Совместность реализуется посредством общения, которое возможно только потому, что вооружено собственными орудиями - знаками, благодаря оперированию которыми «высвечивается» не их внешний (в речи - фонетический) образ, а внутренняя форма (форма в смысле «сгущения» предметного содержания). Применительно к слову оно выступает как его значение. Оставаясь таковым в независимой от отдельных субъектов системе языка, значение оборачивается для них психическим образом особого (по сравнению с сенсорным) порядка. Но этот - теперь уже умственный - образ так же органично входит в ткань сознания, как и чувственный.

Процесс этих превращений, фрагменты которого запечатлены во множестве теоретико-экспериментальных исследований, обогащал категориальный аппарат психологии, придавая нарастающую энергию разработке категории образа. Но, как неоднократно подчеркивалось, эта категория не работает вне системы других.

Хотя гештальт-теория, освоив понятие о поле, пришедшее в физике на смену понятию о дискретных частицах, высоко подняла планку требований к объяснению психического образа, она впала в односторонность, рассчитывая, что психический образ может быть научно объяснен на пути выявления имманентно присущих ему трансформаций. гештальт-теория полагалась на психический образ как на самодостаточную сущность. В реальной же действительности, а не в лаборатории, где гештальтисты проводили свои новаторские эксперименты, природа образа такова, что может быть изучена целостным категориальным аппаратом психологии, в котором категория образа является лишь одним из компонентов.

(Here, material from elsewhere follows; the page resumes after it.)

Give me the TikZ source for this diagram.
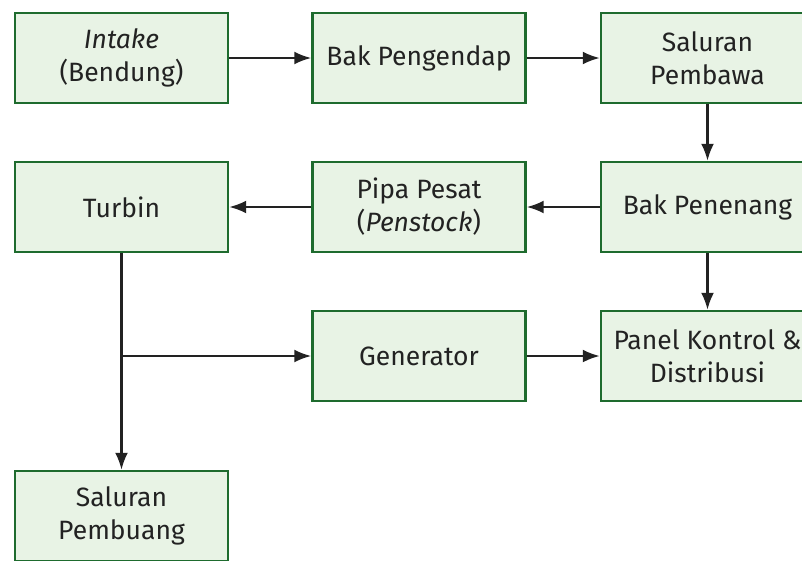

Да, в любом акте сознания, как справедливо утверждал Брентано вслед за средневековыми комментаторами Аристотеля, сосуществует предметное содержание. Но за предметным образом скрыто предметное действие, мотив, к нему побуждающий, отношение субъекта к другим людям, а также личностная значимость и переживаемость информации, запечатленной в образе. Только Интеграция категорий в единый, системно работающий и развивающийся орган открывает субъекту картину малого и большого мира, в котором он обречен жить.